__GIVEN TASK__.
Give every line back verbatim, dropping all images.

__MATERIAL__.
------------------------

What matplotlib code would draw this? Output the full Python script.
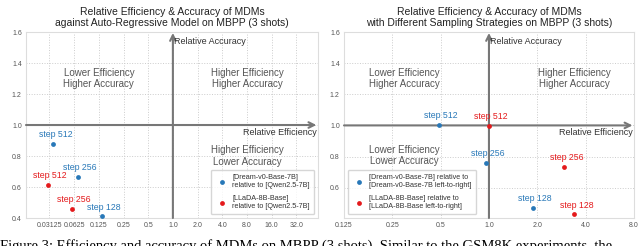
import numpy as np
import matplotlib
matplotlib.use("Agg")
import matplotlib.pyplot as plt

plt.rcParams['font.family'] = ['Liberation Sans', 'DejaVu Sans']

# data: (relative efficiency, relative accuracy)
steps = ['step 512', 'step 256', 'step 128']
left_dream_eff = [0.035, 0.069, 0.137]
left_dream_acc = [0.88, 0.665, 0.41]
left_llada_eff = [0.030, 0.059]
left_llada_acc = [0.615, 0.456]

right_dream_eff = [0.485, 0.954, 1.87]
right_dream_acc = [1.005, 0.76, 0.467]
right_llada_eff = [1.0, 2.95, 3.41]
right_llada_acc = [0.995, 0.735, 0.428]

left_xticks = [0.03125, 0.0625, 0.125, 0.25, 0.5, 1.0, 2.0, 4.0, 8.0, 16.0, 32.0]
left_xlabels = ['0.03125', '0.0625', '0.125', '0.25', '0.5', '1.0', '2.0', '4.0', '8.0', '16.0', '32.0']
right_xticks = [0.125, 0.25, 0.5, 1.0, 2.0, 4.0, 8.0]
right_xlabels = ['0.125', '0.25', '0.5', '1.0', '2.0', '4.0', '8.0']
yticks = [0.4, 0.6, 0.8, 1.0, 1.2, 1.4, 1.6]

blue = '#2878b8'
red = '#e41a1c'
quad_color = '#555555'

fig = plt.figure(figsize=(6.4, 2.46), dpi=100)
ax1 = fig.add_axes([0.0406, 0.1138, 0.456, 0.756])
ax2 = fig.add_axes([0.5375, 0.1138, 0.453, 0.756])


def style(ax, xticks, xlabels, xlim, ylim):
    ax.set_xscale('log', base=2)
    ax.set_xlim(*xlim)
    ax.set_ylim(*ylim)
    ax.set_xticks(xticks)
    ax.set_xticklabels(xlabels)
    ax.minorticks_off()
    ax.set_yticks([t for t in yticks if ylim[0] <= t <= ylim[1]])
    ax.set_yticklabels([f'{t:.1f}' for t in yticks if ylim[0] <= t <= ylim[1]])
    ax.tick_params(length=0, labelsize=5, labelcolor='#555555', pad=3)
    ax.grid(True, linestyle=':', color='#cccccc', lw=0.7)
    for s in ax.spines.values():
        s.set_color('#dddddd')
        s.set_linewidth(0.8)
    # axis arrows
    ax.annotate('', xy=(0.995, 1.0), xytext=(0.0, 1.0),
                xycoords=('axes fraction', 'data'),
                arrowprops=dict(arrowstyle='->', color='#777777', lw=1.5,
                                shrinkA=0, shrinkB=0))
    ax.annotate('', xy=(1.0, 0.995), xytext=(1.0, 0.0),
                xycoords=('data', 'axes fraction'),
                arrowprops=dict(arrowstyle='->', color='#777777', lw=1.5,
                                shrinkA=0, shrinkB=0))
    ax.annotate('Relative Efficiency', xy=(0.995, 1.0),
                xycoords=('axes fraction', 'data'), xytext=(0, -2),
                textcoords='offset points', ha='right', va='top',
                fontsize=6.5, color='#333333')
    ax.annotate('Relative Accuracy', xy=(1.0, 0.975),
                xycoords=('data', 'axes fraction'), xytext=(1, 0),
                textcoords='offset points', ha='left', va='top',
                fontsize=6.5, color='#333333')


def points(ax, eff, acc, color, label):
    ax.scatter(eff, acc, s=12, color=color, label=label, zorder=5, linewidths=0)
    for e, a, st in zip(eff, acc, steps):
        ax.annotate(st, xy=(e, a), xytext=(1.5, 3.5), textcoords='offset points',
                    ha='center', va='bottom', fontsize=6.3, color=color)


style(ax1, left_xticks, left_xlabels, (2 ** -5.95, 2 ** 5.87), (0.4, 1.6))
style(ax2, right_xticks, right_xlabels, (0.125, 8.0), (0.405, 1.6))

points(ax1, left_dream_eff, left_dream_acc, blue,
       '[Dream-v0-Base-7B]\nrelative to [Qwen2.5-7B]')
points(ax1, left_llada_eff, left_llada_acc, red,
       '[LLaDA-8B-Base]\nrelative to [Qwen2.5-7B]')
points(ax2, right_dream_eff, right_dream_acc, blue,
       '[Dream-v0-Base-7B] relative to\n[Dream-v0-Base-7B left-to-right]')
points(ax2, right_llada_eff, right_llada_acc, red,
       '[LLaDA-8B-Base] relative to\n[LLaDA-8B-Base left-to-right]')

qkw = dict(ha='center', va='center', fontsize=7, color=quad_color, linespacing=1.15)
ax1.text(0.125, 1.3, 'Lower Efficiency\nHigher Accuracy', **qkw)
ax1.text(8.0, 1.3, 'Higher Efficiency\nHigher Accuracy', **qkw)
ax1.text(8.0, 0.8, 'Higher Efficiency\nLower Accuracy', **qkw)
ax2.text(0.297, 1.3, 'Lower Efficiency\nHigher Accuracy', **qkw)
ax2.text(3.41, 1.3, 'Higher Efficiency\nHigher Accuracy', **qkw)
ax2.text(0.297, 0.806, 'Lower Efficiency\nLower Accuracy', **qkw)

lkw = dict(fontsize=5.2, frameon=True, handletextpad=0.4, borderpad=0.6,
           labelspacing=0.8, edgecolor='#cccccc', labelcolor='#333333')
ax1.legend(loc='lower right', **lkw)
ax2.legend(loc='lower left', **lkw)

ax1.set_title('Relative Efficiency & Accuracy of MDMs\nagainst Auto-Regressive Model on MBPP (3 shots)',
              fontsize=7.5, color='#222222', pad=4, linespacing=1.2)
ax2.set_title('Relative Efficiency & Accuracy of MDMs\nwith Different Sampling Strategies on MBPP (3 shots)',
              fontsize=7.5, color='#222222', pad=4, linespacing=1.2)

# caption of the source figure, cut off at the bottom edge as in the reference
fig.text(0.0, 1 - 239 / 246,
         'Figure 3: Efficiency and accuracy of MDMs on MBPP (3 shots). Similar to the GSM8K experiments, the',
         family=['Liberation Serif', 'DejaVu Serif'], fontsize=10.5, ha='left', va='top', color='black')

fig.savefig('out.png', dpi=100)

------------------------

__THE ANSWER__.
What matplotlib code would draw this? Output the full Python script.
import numpy as np
import matplotlib
matplotlib.use("Agg")
import matplotlib.pyplot as plt

plt.rcParams['font.family'] = ['Liberation Sans', 'DejaVu Sans']

# data: (relative efficiency, relative accuracy)
steps = ['step 512', 'step 256', 'step 128']
left_dream_eff = [0.035, 0.069, 0.137]
left_dream_acc = [0.88, 0.665, 0.41]
left_llada_eff = [0.030, 0.059]
left_llada_acc = [0.615, 0.456]

right_dream_eff = [0.485, 0.954, 1.87]
right_dream_acc = [1.005, 0.76, 0.467]
right_llada_eff = [1.0, 2.95, 3.41]
right_llada_acc = [0.995, 0.735, 0.428]

left_xticks = [0.03125, 0.0625, 0.125, 0.25, 0.5, 1.0, 2.0, 4.0, 8.0, 16.0, 32.0]
left_xlabels = ['0.03125', '0.0625', '0.125', '0.25', '0.5', '1.0', '2.0', '4.0', '8.0', '16.0', '32.0']
right_xticks = [0.125, 0.25, 0.5, 1.0, 2.0, 4.0, 8.0]
right_xlabels = ['0.125', '0.25', '0.5', '1.0', '2.0', '4.0', '8.0']
yticks = [0.4, 0.6, 0.8, 1.0, 1.2, 1.4, 1.6]

blue = '#2878b8'
red = '#e41a1c'
quad_color = '#555555'

fig = plt.figure(figsize=(6.4, 2.46), dpi=100)
ax1 = fig.add_axes([0.0406, 0.1138, 0.456, 0.756])
ax2 = fig.add_axes([0.5375, 0.1138, 0.453, 0.756])


def style(ax, xticks, xlabels, xlim, ylim):
    ax.set_xscale('log', base=2)
    ax.set_xlim(*xlim)
    ax.set_ylim(*ylim)
    ax.set_xticks(xticks)
    ax.set_xticklabels(xlabels)
    ax.minorticks_off()
    ax.set_yticks([t for t in yticks if ylim[0] <= t <= ylim[1]])
    ax.set_yticklabels([f'{t:.1f}' for t in yticks if ylim[0] <= t <= ylim[1]])
    ax.tick_params(length=0, labelsize=5, labelcolor='#555555', pad=3)
    ax.grid(True, linestyle=':', color='#cccccc', lw=0.7)
    for s in ax.spines.values():
        s.set_color('#dddddd')
        s.set_linewidth(0.8)
    # axis arrows
    ax.annotate('', xy=(0.995, 1.0), xytext=(0.0, 1.0),
                xycoords=('axes fraction', 'data'),
                arrowprops=dict(arrowstyle='->', color='#777777', lw=1.5,
                                shrinkA=0, shrinkB=0))
    ax.annotate('', xy=(1.0, 0.995), xytext=(1.0, 0.0),
                xycoords=('data', 'axes fraction'),
                arrowprops=dict(arrowstyle='->', color='#777777', lw=1.5,
                                shrinkA=0, shrinkB=0))
    ax.annotate('Relative Efficiency', xy=(0.995, 1.0),
                xycoords=('axes fraction', 'data'), xytext=(0, -2),
                textcoords='offset points', ha='right', va='top',
                fontsize=6.5, color='#333333')
    ax.annotate('Relative Accuracy', xy=(1.0, 0.975),
                xycoords=('data', 'axes fraction'), xytext=(1, 0),
                textcoords='offset points', ha='left', va='top',
                fontsize=6.5, color='#333333')


def points(ax, eff, acc, color, label):
    ax.scatter(eff, acc, s=12, color=color, label=label, zorder=5, linewidths=0)
    for e, a, st in zip(eff, acc, steps):
        ax.annotate(st, xy=(e, a), xytext=(1.5, 3.5), textcoords='offset points',
                    ha='center', va='bottom', fontsize=6.3, color=color)


style(ax1, left_xticks, left_xlabels, (2 ** -5.95, 2 ** 5.87), (0.4, 1.6))
style(ax2, right_xticks, right_xlabels, (0.125, 8.0), (0.405, 1.6))

points(ax1, left_dream_eff, left_dream_acc, blue,
       '[Dream-v0-Base-7B]\nrelative to [Qwen2.5-7B]')
points(ax1, left_llada_eff, left_llada_acc, red,
       '[LLaDA-8B-Base]\nrelative to [Qwen2.5-7B]')
points(ax2, right_dream_eff, right_dream_acc, blue,
       '[Dream-v0-Base-7B] relative to\n[Dream-v0-Base-7B left-to-right]')
points(ax2, right_llada_eff, right_llada_acc, red,
       '[LLaDA-8B-Base] relative to\n[LLaDA-8B-Base left-to-right]')

qkw = dict(ha='center', va='center', fontsize=7, color=quad_color, linespacing=1.15)
ax1.text(0.125, 1.3, 'Lower Efficiency\nHigher Accuracy', **qkw)
ax1.text(8.0, 1.3, 'Higher Efficiency\nHigher Accuracy', **qkw)
ax1.text(8.0, 0.8, 'Higher Efficiency\nLower Accuracy', **qkw)
ax2.text(0.297, 1.3, 'Lower Efficiency\nHigher Accuracy', **qkw)
ax2.text(3.41, 1.3, 'Higher Efficiency\nHigher Accuracy', **qkw)
ax2.text(0.297, 0.806, 'Lower Efficiency\nLower Accuracy', **qkw)

lkw = dict(fontsize=5.2, frameon=True, handletextpad=0.4, borderpad=0.6,
           labelspacing=0.8, edgecolor='#cccccc', labelcolor='#333333')
ax1.legend(loc='lower right', **lkw)
ax2.legend(loc='lower left', **lkw)

ax1.set_title('Relative Efficiency & Accuracy of MDMs\nagainst Auto-Regressive Model on MBPP (3 shots)',
              fontsize=7.5, color='#222222', pad=4, linespacing=1.2)
ax2.set_title('Relative Efficiency & Accuracy of MDMs\nwith Different Sampling Strategies on MBPP (3 shots)',
              fontsize=7.5, color='#222222', pad=4, linespacing=1.2)

# caption of the source figure, cut off at the bottom edge as in the reference
fig.text(0.0, 1 - 239 / 246,
         'Figure 3: Efficiency and accuracy of MDMs on MBPP (3 shots). Similar to the GSM8K experiments, the',
         family=['Liberation Serif', 'DejaVu Serif'], fontsize=10.5, ha='left', va='top', color='black')

fig.savefig('out.png', dpi=100)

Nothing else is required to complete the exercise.